+++ Given data
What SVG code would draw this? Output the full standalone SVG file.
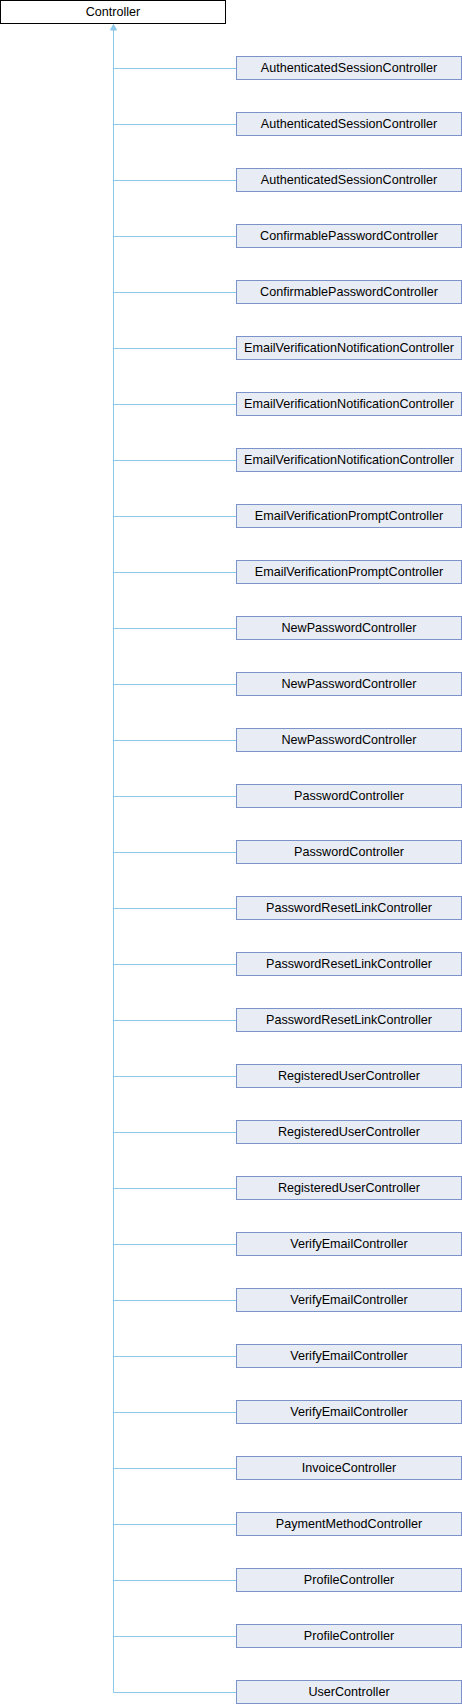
<svg xmlns="http://www.w3.org/2000/svg" width="462" height="1704" viewBox="0 0 462 1704">
<style>
.n rect{fill:#e8ecf5;stroke:#7b93c8;stroke-width:1}
.r rect{fill:#ffffff;stroke:#000000;stroke-width:1}
text{font-family:"Liberation Sans",Arial,sans-serif;font-size:12.6px;text-anchor:middle;fill:#000}
.e{fill:none;stroke:#8cc8ea;stroke-width:1}
</style>
<rect width="462" height="1704" fill="#ffffff"/>
<g id="connectors">
<path class="e" d="M113.5,29 V1692.5 M113.5,68.5 H236.5 M113.5,124.5 H236.5 M113.5,180.5 H236.5 M113.5,236.5 H236.5 M113.5,292.5 H236.5 M113.5,348.5 H236.5 M113.5,404.5 H236.5 M113.5,460.5 H236.5 M113.5,516.5 H236.5 M113.5,572.5 H236.5 M113.5,628.5 H236.5 M113.5,684.5 H236.5 M113.5,740.5 H236.5 M113.5,796.5 H236.5 M113.5,852.5 H236.5 M113.5,908.5 H236.5 M113.5,964.5 H236.5 M113.5,1020.5 H236.5 M113.5,1076.5 H236.5 M113.5,1132.5 H236.5 M113.5,1188.5 H236.5 M113.5,1244.5 H236.5 M113.5,1300.5 H236.5 M113.5,1356.5 H236.5 M113.5,1412.5 H236.5 M113.5,1468.5 H236.5 M113.5,1524.5 H236.5 M113.5,1580.5 H236.5 M113.5,1636.5 H236.5 M113.5,1692.5 H236.5"/>
<polygon points="113.5,24.5 110.5,30 116.5,30" fill="#8cc8ea" stroke="#8cc8ea" stroke-width="1"/>
</g>
<g id="Controller" class="r"><rect x="0.5" y="0.5" width="225" height="23"/><text x="113" y="15.5">Controller</text></g>
<g id="n1" class="n"><rect x="236.5" y="56.5" width="225" height="23"/><text x="349" y="71.5">AuthenticatedSessionController</text></g>
<g id="n2" class="n"><rect x="236.5" y="112.5" width="225" height="23"/><text x="349" y="127.5">AuthenticatedSessionController</text></g>
<g id="n3" class="n"><rect x="236.5" y="168.5" width="225" height="23"/><text x="349" y="183.5">AuthenticatedSessionController</text></g>
<g id="n4" class="n"><rect x="236.5" y="224.5" width="225" height="23"/><text x="349" y="239.5">ConfirmablePasswordController</text></g>
<g id="n5" class="n"><rect x="236.5" y="280.5" width="225" height="23"/><text x="349" y="295.5">ConfirmablePasswordController</text></g>
<g id="n6" class="n"><rect x="236.5" y="336.5" width="225" height="23"/><text x="349" y="351.5">EmailVerificationNotificationController</text></g>
<g id="n7" class="n"><rect x="236.5" y="392.5" width="225" height="23"/><text x="349" y="407.5">EmailVerificationNotificationController</text></g>
<g id="n8" class="n"><rect x="236.5" y="448.5" width="225" height="23"/><text x="349" y="463.5">EmailVerificationNotificationController</text></g>
<g id="n9" class="n"><rect x="236.5" y="504.5" width="225" height="23"/><text x="349" y="519.5">EmailVerificationPromptController</text></g>
<g id="n10" class="n"><rect x="236.5" y="560.5" width="225" height="23"/><text x="349" y="575.5">EmailVerificationPromptController</text></g>
<g id="n11" class="n"><rect x="236.5" y="616.5" width="225" height="23"/><text x="349" y="631.5">NewPasswordController</text></g>
<g id="n12" class="n"><rect x="236.5" y="672.5" width="225" height="23"/><text x="349" y="687.5">NewPasswordController</text></g>
<g id="n13" class="n"><rect x="236.5" y="728.5" width="225" height="23"/><text x="349" y="743.5">NewPasswordController</text></g>
<g id="n14" class="n"><rect x="236.5" y="784.5" width="225" height="23"/><text x="349" y="799.5">PasswordController</text></g>
<g id="n15" class="n"><rect x="236.5" y="840.5" width="225" height="23"/><text x="349" y="855.5">PasswordController</text></g>
<g id="n16" class="n"><rect x="236.5" y="896.5" width="225" height="23"/><text x="349" y="911.5">PasswordResetLinkController</text></g>
<g id="n17" class="n"><rect x="236.5" y="952.5" width="225" height="23"/><text x="349" y="967.5">PasswordResetLinkController</text></g>
<g id="n18" class="n"><rect x="236.5" y="1008.5" width="225" height="23"/><text x="349" y="1023.5">PasswordResetLinkController</text></g>
<g id="n19" class="n"><rect x="236.5" y="1064.5" width="225" height="23"/><text x="349" y="1079.5">RegisteredUserController</text></g>
<g id="n20" class="n"><rect x="236.5" y="1120.5" width="225" height="23"/><text x="349" y="1135.5">RegisteredUserController</text></g>
<g id="n21" class="n"><rect x="236.5" y="1176.5" width="225" height="23"/><text x="349" y="1191.5">RegisteredUserController</text></g>
<g id="n22" class="n"><rect x="236.5" y="1232.5" width="225" height="23"/><text x="349" y="1247.5">VerifyEmailController</text></g>
<g id="n23" class="n"><rect x="236.5" y="1288.5" width="225" height="23"/><text x="349" y="1303.5">VerifyEmailController</text></g>
<g id="n24" class="n"><rect x="236.5" y="1344.5" width="225" height="23"/><text x="349" y="1359.5">VerifyEmailController</text></g>
<g id="n25" class="n"><rect x="236.5" y="1400.5" width="225" height="23"/><text x="349" y="1415.5">VerifyEmailController</text></g>
<g id="n26" class="n"><rect x="236.5" y="1456.5" width="225" height="23"/><text x="349" y="1471.5">InvoiceController</text></g>
<g id="n27" class="n"><rect x="236.5" y="1512.5" width="225" height="23"/><text x="349" y="1527.5">PaymentMethodController</text></g>
<g id="n28" class="n"><rect x="236.5" y="1568.5" width="225" height="23"/><text x="349" y="1583.5">ProfileController</text></g>
<g id="n29" class="n"><rect x="236.5" y="1624.5" width="225" height="23"/><text x="349" y="1639.5">ProfileController</text></g>
<g id="n30" class="n"><rect x="236.5" y="1680.5" width="225" height="23"/><text x="349" y="1695.5">UserController</text></g>
</svg>
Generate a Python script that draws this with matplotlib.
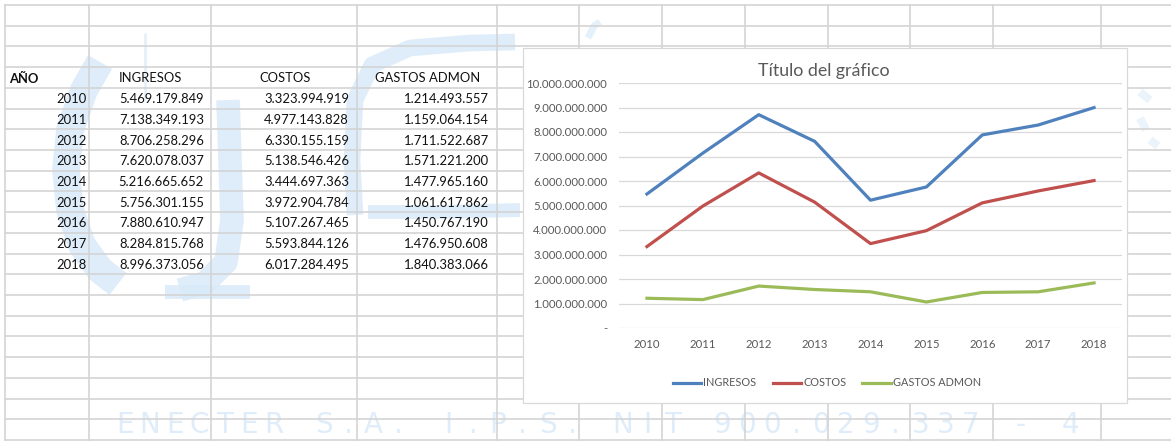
import matplotlib
matplotlib.use("Agg")
import matplotlib.pyplot as plt
from matplotlib.patches import Rectangle
import numpy as np

# ---------------- data ----------------
years = [2010, 2011, 2012, 2013, 2014, 2015, 2016, 2017, 2018]
ingresos = [5469179849, 7138349193, 8706258296, 7620078037, 5216665652,
            5756301155, 7880610947, 8284815768, 8996373056]
costos = [3323994919, 4977143828, 6330155159, 5138546426, 3444697363,
          3972904784, 5107267465, 5593844126, 6017284495]
gastos_admon = [1214493557, 1159064154, 1711522687, 1571221200, 1477965160,
                1061617862, 1450767190, 1476950608, 1840383066]
headers = ["AÑO", "INGRESOS", "COSTOS", "GASTOS ADMON"]
series_names = ["INGRESOS", "COSTOS", "GASTOS ADMON"]
chart_title = "Título del gráfico"
watermark_text = "ENECTER S.A. I.P.S. NIT 900.029.337 - 4"

plt.rcParams['font.family'] = ['Lato', 'DejaVu Sans']

W, H = 1171, 441
fig = plt.figure(figsize=(W / 100, H / 100), dpi=100)
fig.patch.set_facecolor("white")

bg = fig.add_axes([0, 0, 1, 1])
bg.set_xlim(0, W)
bg.set_ylim(H, 0)
bg.axis("off")


def fmt(v):
    return f"{v:,}".replace(",", ".")


# ---------------- watermark (pale logo) ----------------
wm = "#d9eaf8"
def stroke(pts, lw, a=0.85):
    p = np.array(pts, dtype=float)
    bg.plot(p[:, 0], p[:, 1], color=wm, lw=lw, solid_capstyle="butt",
            solid_joinstyle="round", zorder=0, alpha=a)

stroke([(100, 62), (84, 90), (70, 130), (66, 170), (70, 210), (82, 245), (100, 270), (118, 284)], 20)
stroke([(145, 33), (145, 100)], 2, 0.7)
stroke([(228, 100), (230, 160), (232, 220), (226, 262), (205, 283), (180, 290)], 17)
stroke([(165, 292), (250, 292)], 10)
stroke([(355, 215), (352, 160), (355, 100), (372, 65), (410, 48), (470, 43), (515, 42)], 12)
stroke([(368, 212), (440, 212), (520, 210)], 10)
stroke([(588, 38), (594, 26), (600, 22)], 5, 0.7)
stroke([(1140, 92), (1150, 100)], 6, 0.5)
stroke([(1140, 118), (1146, 130)], 6, 0.5)
stroke([(1150, 140), (1158, 146)], 6, 0.5)

n = len(watermark_text)
x0, x1 = 125, 1070
for i, ch in enumerate(watermark_text):
    bg.text(x0 + i * (x1 - x0) / (n - 1), 433, ch, fontsize=20, family="DejaVu Sans",
            color="#dfedfa", ha="center", va="baseline", zorder=0)

# ---------------- spreadsheet grid ----------------
grid_c = "#d4d4d4"
row_h = 20.714
row_lines = [5 + k * row_h for k in range(22)]
col_lines = [5, 89, 211, 357, 497, 579, 662, 745, 828, 910, 993, 1101]
for y in row_lines:
    bg.plot([5, W], [y, y], color=grid_c, lw=1.2, zorder=1)
for x in col_lines:
    bg.plot([x, x], [5, H], color=grid_c, lw=1.2, zorder=1)

# ---------------- table text ----------------
tfs = 9.4
tc = "#111111"
def rc(k):
    return 5 + (k + 0.5) * row_h + 1

bg.text(9, rc(3), headers[0], fontsize=tfs, fontweight="bold", color=tc, ha="left", va="center", zorder=2)
bg.text(119, rc(3), headers[1], fontsize=tfs, color=tc, ha="left", va="center", zorder=2)
bg.text(259, rc(3), headers[2], fontsize=tfs, color=tc, ha="left", va="center", zorder=2)
bg.text(375, rc(3), headers[3], fontsize=tfs, color=tc, ha="left", va="center", zorder=2)
for i, yr in enumerate(years):
    yy = rc(4 + i)
    bg.text(87, yy, str(yr), fontsize=tfs, color=tc, ha="right", va="center", zorder=2)
    bg.text(204, yy, fmt(ingresos[i]), fontsize=tfs, color=tc, ha="right", va="center", zorder=2)
    bg.text(349, yy, fmt(costos[i]), fontsize=tfs, color=tc, ha="right", va="center", zorder=2)
    bg.text(489, yy, fmt(gastos_admon[i]), fontsize=tfs, color=tc, ha="right", va="center", zorder=2)

# ---------------- chart box ----------------
bg.add_patch(Rectangle((523, 48), 1127 - 523, 403 - 48, facecolor="white",
                       edgecolor="#d9d9d9", lw=0.9, zorder=5))

# ---------------- chart ----------------
px_l, px_r, px_t, px_b = 619, 1122, 83, 328
ax = fig.add_axes([px_l / W, (H - px_b) / H, (px_r - px_l) / W, (px_b - px_t) / H])
ax.set_facecolor("none")
x = np.arange(len(years))
colors = ["#4F81BD", "#C0504D", "#9BBB59"]
for vals, name, c in zip([ingresos, costos, gastos_admon], series_names, colors):
    ax.plot(x, vals, color=c, lw=2.3, label=name, solid_joinstyle="round", zorder=3)
ax.set_xlim(-0.5, len(years) - 0.5)
ax.set_ylim(0, 1e10)
yt = np.arange(0, 1e10 + 1, 1e9)
ax.set_yticks(yt)
ax.set_yticklabels(["-" if v == 0 else fmt(int(v)) for v in yt])
ax.set_xticks(x)
ax.set_xticklabels([str(y) for y in years])
ax.tick_params(axis="both", length=0, labelsize=8.2, labelcolor="#595959")
ax.tick_params(axis="y", pad=8.4)
ax.tick_params(axis="x", pad=8)
ax.yaxis.grid(True, color="#d9d9d9", lw=0.9)
ax.set_axisbelow(True)
for s in ax.spines.values():
    s.set_visible(False)

fig.text(824 / W, 1 - 71 / H, chart_title, fontsize=12.8, color="#595959",
         ha="center", va="center")

handles, labels = ax.get_legend_handles_labels()
fig.legend(handles, labels, loc="center", bbox_to_anchor=(827 / W, 1 - 383 / H),
           ncol=3, frameon=False, fontsize=7.8, labelcolor="#595959",
           handlelength=2.6, handletextpad=0.2, columnspacing=1.5)

fig.savefig("out.png", dpi=100)
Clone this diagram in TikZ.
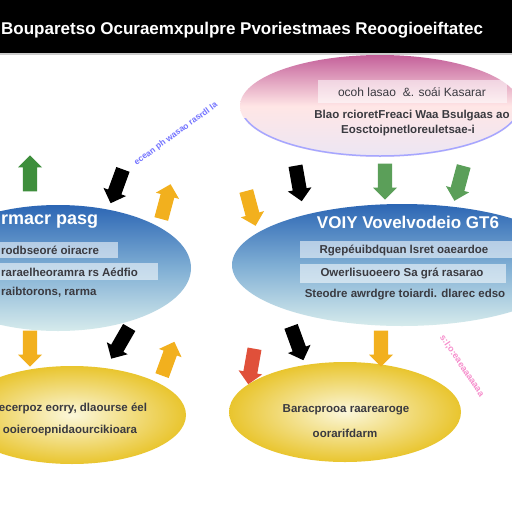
\documentclass[tikz,border=0pt]{standalone}
\usepackage{fontspec}
\setmainfont{Liberation Sans}
\usetikzlibrary{shapes.arrows,shapes.geometric}
\definecolor{pinkT}{HTML}{C4609A}
\definecolor{pinkB}{HTML}{ECE6F4}
\definecolor{blueT}{HTML}{2C66B4}
\definecolor{blueM}{HTML}{7FAED4}
\definecolor{blueB}{HTML}{D6EBEC}
\definecolor{yelO}{HTML}{E9C52E}
\definecolor{yelI}{HTML}{FBF7DA}
\definecolor{txtc}{HTML}{3A3A40}
\definecolor{grn}{HTML}{3E8E3C}
\definecolor{org}{HTML}{F2B01E}
\definecolor{redc}{HTML}{E0503A}
\tikzset{
  ell/.style={ellipse, draw=none, inner sep=0pt},
  tbox/.style={fill=white, fill opacity=0.55, draw=none},
  ln/.style={text=txtc, font=\bfseries\fontsize{11.5}{13}\selectfont, inner sep=0pt},
  hd/.style={text=white, font=\bfseries\fontsize{18}{20}\selectfont, inner sep=0pt},
  arr/.style={single arrow, minimum height=36pt, minimum width=24pt, single arrow head extend=4pt, inner xsep=0pt, inner ysep=5.5pt, draw=none},
}
\begin{document}
\begin{tikzpicture}[x=1pt,y=-1pt]
\useasboundingbox (0,0) rectangle (512,512);
\fill[white] (0,0) rectangle (512,512);
% title bar
\fill[black] (0,0) rectangle (512,53);
\fill[gray!40] (0,53) rectangle (512,55);
\node[text=white, font=\bfseries\fontsize{17}{19}\selectfont, anchor=west, inner sep=0pt] (title) at (1,30) {Bouparetso Ocuraemxpulpre Pvoriestmaes Reoogioeiftatec};

% ellipses
\node[ell, minimum width=280pt, minimum height=102pt, top color=pinkT, bottom color=pinkB, middle color=pink!40!white] (pinkE) at (380,106) {};
\begin{scope}
\clip (230,118) rectangle (512,160);
\draw[blue!35, line width=1.5pt] (pinkE.center) ellipse [x radius=139pt, y radius=50pt];
\end{scope}
\node[ell, minimum width=266pt, minimum height=126pt, top color=blueT, bottom color=blueB, middle color=blueM] (blueL) at (58,268) {};
\node[ell, minimum width=340pt, minimum height=122pt, top color=blueT, bottom color=blueB, middle color=blueM] (blueR) at (402,265) {};
\node[ell, minimum width=228pt, minimum height=98pt, inner color=yelI, outer color=yelO] (yelL) at (72,415) {};
\node[ell, minimum width=232pt, minimum height=100pt, inner color=yelI, outer color=yelO] (yelR) at (345,412) {};

% pink text
\fill[tbox] (318,80) rectangle (507,103);
\node[ln, font=\fontsize{12}{13}\selectfont] (p1) at (412,92) {ocoh lasao \ \&. soái Kasarar};
\node[ln] (p2) at (412,116) {Blao rcioretFreaci Waa Bsulgaas ao};
\node[ln] (p3) at (408,131) {Eosctoipnetloreuletsae-i};

% left blue text
\node[hd, anchor=west] (lh) at (1,222) {rmacr pasg};
\fill[tbox] (0,242) rectangle (118,258);
\fill[tbox] (0,263) rectangle (158,280);
\node[ln, anchor=west] (l1) at (1,250) {rodbseoré oiracre};
\node[ln, anchor=west] (l2) at (1,272) {raraelheoramra rs Aédfio};
\node[ln, anchor=west] (l3) at (1,292) {raibtorons, rarma};

% right blue text
\node[hd, font=\bfseries\fontsize{17}{19}\selectfont] (rh) at (408,222) {VOIY Vovelvodeio GT6};
\fill[tbox] (300,241) rectangle (512,258);
\fill[tbox] (300,264) rectangle (506,283);
\node[ln] (r1) at (404,250) {Rgepéuibdquan lsret oaeardoe};
\node[ln] (r2) at (402,273) {Owerlisuoeero Sa grá rasarao};
\node[ln] (r3) at (405,295) {Steodre awrdgre toiardi. dlarec edso};

% yellow text
\node[ln] (y1) at (73,408) {ecerpoz eorry, dlaourse éel};
\node[ln] (y2) at (70,431) {ooieroepnidaourcikioara};
\node[ln] (y3) at (346,410) {Baracprooa raarearoge};
\node[ln] (y4) at (345,433) {oorarifdarm};

% diagonal labels
\node[text=blue!55, font=\bfseries\fontsize{8.5}{10}\selectfont, rotate=36] (bd) at (176,134) {ecean ph wasao rasrdl la};
\node[text=magenta!45, font=\bfseries\fontsize{9}{10}\selectfont, rotate=-56] (pd) at (462,366) {s:l;o:eaeaaaaaaa};

% arrows (upper row)
\node[arr, fill=grn, rotate=90] (a1) at (30,177) {};
\node[arr, fill=black, rotate=-110] (a2) at (118,183) {};
\node[arr, fill=org, rotate=75] (a3) at (165,205) {};
\node[arr, fill=org, rotate=-75] (a4) at (250,205) {};
\node[arr, fill=black, rotate=-80] (a5) at (298,180) {};
\node[arr, fill=grn!85!white, rotate=-90] (a6) at (385,178) {};
\node[arr, fill=grn!85!white, rotate=-105] (a7) at (460,180) {};
% arrows (lower row)
\node[arr, fill=org, rotate=-90] (b1) at (30,345) {};
\node[arr, fill=black, rotate=-120] (b2) at (122,340) {};
\node[arr, fill=org, rotate=70] (b3) at (167,362) {};
\node[arr, fill=redc, rotate=-100] (b4) at (252,363) {};
\node[arr, fill=black, rotate=-70] (b5) at (296,340) {};
\node[arr, fill=org, rotate=-90] (b6) at (381,345) {};
\end{tikzpicture}
\end{document}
++++++
* _Instruction_
Copy the lines above exactly, starting with the line that contains "Generate a Python" and ending with the line that contains "import numpy as np", and leave out any pictures.

* _Written response_
Generate a Python script that draws this with matplotlib.
import matplotlib
matplotlib.use("Agg")
import matplotlib.pyplot as plt
from matplotlib.patches import Rectangle
import numpy as np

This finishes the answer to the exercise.